Member of the New Mexico House of Representatives from the 21st district
- In office November 18, 2015 – January 2017
- Preceded by: Mimi Stewart
- Succeeded by: Debra M. Sariñana

Personal details
- Born: Mexico
- Party: Democratic
- Spouse: Marco Gonzales
- Education: University of New Mexico (BA)

= Idalia Lechuga-Tena =

American politician

Idalia Lechuga-Tena is a Mexican-born American politician who served as a member of the New Mexico House of Representatives for the 21st district from November 18, 2015 to January 2017.

== Early life and education ==
Lechuga-Tena was born in Mexico and raised in Albuquerque, New Mexico. She earned a Bachelor of Arts degree in economics and political science from the University of New Mexico.

== Career ==
Lechuga-Tena worked on the unsuccessful mayoral campaign of Pete Dinelli and was a legislative analyst for the New Mexico House of Representatives Majority Office. She was also an assistant to Mayor Martin Chávez and was the communications director for the New Mexico Medicaid Electronic Health Records Incentive Program.

Lechuga-Tena was appointed to the New Mexico House of Representatives in November 2015 and served for one term. In 2016, she was defeated for re-election by Debra M. Sariñana. In 2020, she was a candidate for the 20th district of the New Mexico Senate, placing third in the Democratic primary.

After Melanie Stansbury was elected to the United States House of Representatives in June 2021, Lechuga-Tena declared her candidacy to succeed her in the New Mexico House of Representatives.

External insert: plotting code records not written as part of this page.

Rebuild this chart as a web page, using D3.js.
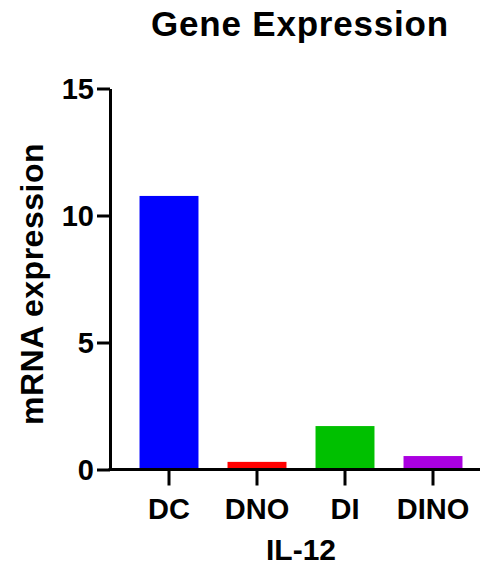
<!DOCTYPE html>
<html><head><meta charset="utf-8">
<script src="https://cdn.jsdelivr.net/npm/d3@7/dist/d3.min.js"></script>
<style>body{margin:0;background:#fff}svg{display:block}text{font-family:"Liberation Sans",Arial,sans-serif;font-weight:bold;fill:#000}</style>
</head><body><svg id="c" width="485" height="567"></svg>
<script>
const categories = ["DC","DNO","DI","DINO"];
const values = [10.77, 0.3, 1.71, 0.53];
const colors = ["#0000FF","#FF0000","#00C000","#AA00E0"];
const yTicks = [0,5,10,15];
const title = "Gene Expression";
const yLabel = "mRNA expression";
const xLabel = "IL-12";

const svg = d3.select("#c");
const axisX0 = 110, axisX1 = 480;
const y = d3.scaleLinear().domain([0,15]).range([469.5, 88.5]);
const x = d3.scaleBand().domain(categories).range([125,477]).paddingInner(0.33).paddingOuter(0.165);

// bars
svg.append("g").selectAll("rect").data(values).join("rect")
  .attr("x",(d,i)=>x(categories[i]))
  .attr("width",x.bandwidth())
  .attr("y",d=>y(d))
  .attr("height",d=>y(0)-y(d))
  .attr("fill",(d,i)=>colors[i]);

// y axis
const ya = svg.append("g").attr("transform",`translate(${axisX0},0)`)
  .call(d3.axisLeft(y).tickValues(yTicks).tickSize(13).tickSizeOuter(0).tickPadding(3));
ya.selectAll("path,line").attr("stroke","#000").attr("stroke-width",3);
ya.selectAll("text").attr("font-size",29).attr("dy","0.36em").style("font-family",'"Liberation Sans",Arial,sans-serif').style("font-weight","bold");

// x axis
const xa = svg.append("g").attr("transform",`translate(0,${y(0)})`)
  .call(d3.axisBottom(x).tickSize(16).tickPadding(13));
xa.select(".domain").remove();
xa.append("line").attr("x1",axisX0-1.5).attr("x2",axisX1).attr("stroke","#000").attr("stroke-width",3);
xa.selectAll("line").attr("stroke","#000").attr("stroke-width",3);
xa.selectAll(".tick text").attr("font-size",29).attr("dy","0.71em").style("font-family",'"Liberation Sans",Arial,sans-serif').style("font-weight","bold");

// titles
svg.append("text").attr("x",300).attr("y",36).attr("text-anchor","middle")
  .attr("font-size",35).style("letter-spacing","0.8px").text(title);
svg.append("text").attr("transform","translate(43,284) rotate(-90)").attr("text-anchor","middle")
  .attr("font-size",32).style("letter-spacing","0.5px").text(yLabel);
svg.append("text").attr("x",301).attr("y",560).attr("text-anchor","middle")
  .attr("font-size",30).text(xLabel);
</script></body></html>
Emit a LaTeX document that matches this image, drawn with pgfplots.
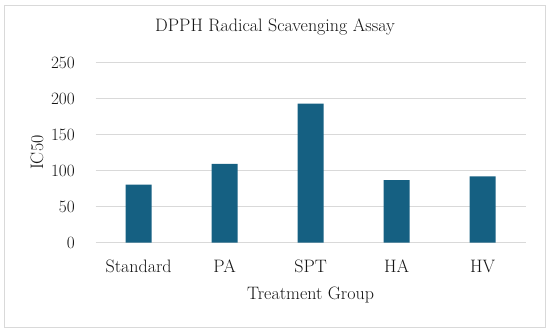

Lechuga-Tena is running for Albuquerque City Council in 2023, facing off against retired law enforcement offerice Daniel Champine for the District 8 seat to replace retiring Councilor Trudy Jones.

== Personal life ==
Lechuga-Tena is married to Marco Gonzales, an attorney. In 2018, Gonzales acted as Lechuga-Tena's lawyer after she was barred from running for the New Mexico House of Representatives due to a residency violation.